## START Source data

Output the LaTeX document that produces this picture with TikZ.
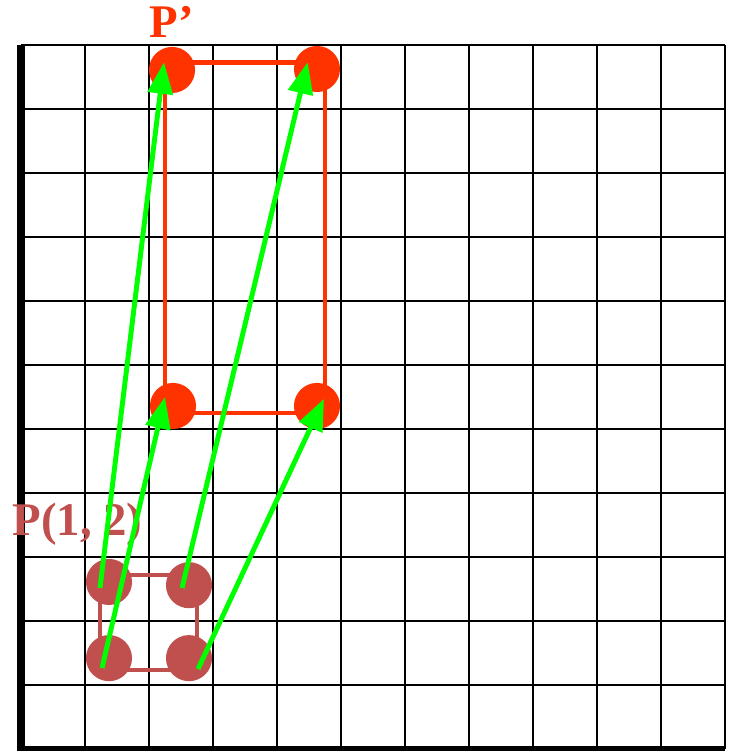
\documentclass[tikz,border=0pt]{standalone}
\usepackage{fontspec}
\setmainfont{Liberation Serif}
\usetikzlibrary{arrows.meta}
\definecolor{pointred}{HTML}{C0504D}
\definecolor{imagered}{HTML}{FF3300}
\definecolor{movegreen}{HTML}{00FF00}

\begin{document}
\begin{tikzpicture}[
    dot/.style={circle, inner sep=0pt, minimum size=0.72cm},
    move/.style={movegreen, line width=2.2pt, -{Triangle[length=14pt, width=11pt]}},
    label/.style={anchor=base, font=\fontsize{20.8}{25}\selectfont\bfseries}
]
    \useasboundingbox (-0.328,-0.031) rectangle (11.047,11.703);
    % Grid
    \draw[line width=1.1pt] (0,0) grid (11,11);
    % Axes
    \draw[line width=3.5pt] (0,11) -- (0,-0.1);
    \draw[line width=3pt] (0,0) -- (11,0);
    % Original square
    \draw[pointred, line width=1.8pt] (1.234,1.234) rectangle (2.75,2.72);
    \node[dot, fill=pointred] (p1) at (1.375,1.42) {};
    \node[dot, fill=pointred] (p2) at (2.625,1.42) {};
    \node[dot, fill=pointred] (p3) at (1.375,2.61) {};
    \node[dot, fill=pointred] (p4) at (2.625,2.56) {};
    % Scaled rectangle
    \draw[imagered, line width=2.2pt] (2.25,5.25) rectangle (4.75,10.73);
    \node[dot, fill=imagered] (q1) at (2.375,5.36) {};
    \node[dot, fill=imagered] (q2) at (4.625,5.36) {};
    \node[dot, fill=imagered] (q3) at (2.36,10.61) {};
    \node[dot, fill=imagered] (q4) at (4.625,10.625) {};
    % Labels
    \node[label, text=imagered] (pimg) at (2.36,11.11) {P’};
    \node[label, text=pointred] (porig) at (0.883,3.34) {P(1, 2)};
    % Ends of the moves
    \coordinate (t1) at (1.266,1.266);
    \coordinate (h1) at (2.25,5.5);
    \coordinate (t2) at (2.766,1.25);
    \coordinate (h2) at (4.734,5.47);
    \coordinate (t3) at (1.234,2.516);
    \coordinate (h3) at (2.234,10.73);
    \coordinate (t4) at (2.516,2.516);
    \coordinate (h4) at (4.48,10.73);
    % Moves
    \draw[move] (t1) -- (h1);
    \draw[move] (t2) -- (h2);
    \draw[move] (t3) -- (h3);
    \draw[move] (t4) -- (h4);
\end{tikzpicture}
\end{document}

## END Source data

**Task directions**
Leaving out the pictures, repeat the data above exactly.

**Solution**
Output the LaTeX document that produces this picture with TikZ.
\documentclass[tikz,border=0pt]{standalone}
\usepackage{fontspec}
\setmainfont{Liberation Serif}
\usetikzlibrary{arrows.meta}
\definecolor{pointred}{HTML}{C0504D}
\definecolor{imagered}{HTML}{FF3300}
\definecolor{movegreen}{HTML}{00FF00}

\begin{document}
\begin{tikzpicture}[
    dot/.style={circle, inner sep=0pt, minimum size=0.72cm},
    move/.style={movegreen, line width=2.2pt, -{Triangle[length=14pt, width=11pt]}},
    label/.style={anchor=base, font=\fontsize{20.8}{25}\selectfont\bfseries}
]
    \useasboundingbox (-0.328,-0.031) rectangle (11.047,11.703);
    % Grid
    \draw[line width=1.1pt] (0,0) grid (11,11);
    % Axes
    \draw[line width=3.5pt] (0,11) -- (0,-0.1);
    \draw[line width=3pt] (0,0) -- (11,0);
    % Original square
    \draw[pointred, line width=1.8pt] (1.234,1.234) rectangle (2.75,2.72);
    \node[dot, fill=pointred] (p1) at (1.375,1.42) {};
    \node[dot, fill=pointred] (p2) at (2.625,1.42) {};
    \node[dot, fill=pointred] (p3) at (1.375,2.61) {};
    \node[dot, fill=pointred] (p4) at (2.625,2.56) {};
    % Scaled rectangle
    \draw[imagered, line width=2.2pt] (2.25,5.25) rectangle (4.75,10.73);
    \node[dot, fill=imagered] (q1) at (2.375,5.36) {};
    \node[dot, fill=imagered] (q2) at (4.625,5.36) {};
    \node[dot, fill=imagered] (q3) at (2.36,10.61) {};
    \node[dot, fill=imagered] (q4) at (4.625,10.625) {};
    % Labels
    \node[label, text=imagered] (pimg) at (2.36,11.11) {P’};
    \node[label, text=pointred] (porig) at (0.883,3.34) {P(1, 2)};
    % Ends of the moves
    \coordinate (t1) at (1.266,1.266);
    \coordinate (h1) at (2.25,5.5);
    \coordinate (t2) at (2.766,1.25);
    \coordinate (h2) at (4.734,5.47);
    \coordinate (t3) at (1.234,2.516);
    \coordinate (h3) at (2.234,10.73);
    \coordinate (t4) at (2.516,2.516);
    \coordinate (h4) at (4.48,10.73);
    % Moves
    \draw[move] (t1) -- (h1);
    \draw[move] (t2) -- (h2);
    \draw[move] (t3) -- (h3);
    \draw[move] (t4) -- (h4);
\end{tikzpicture}
\end{document}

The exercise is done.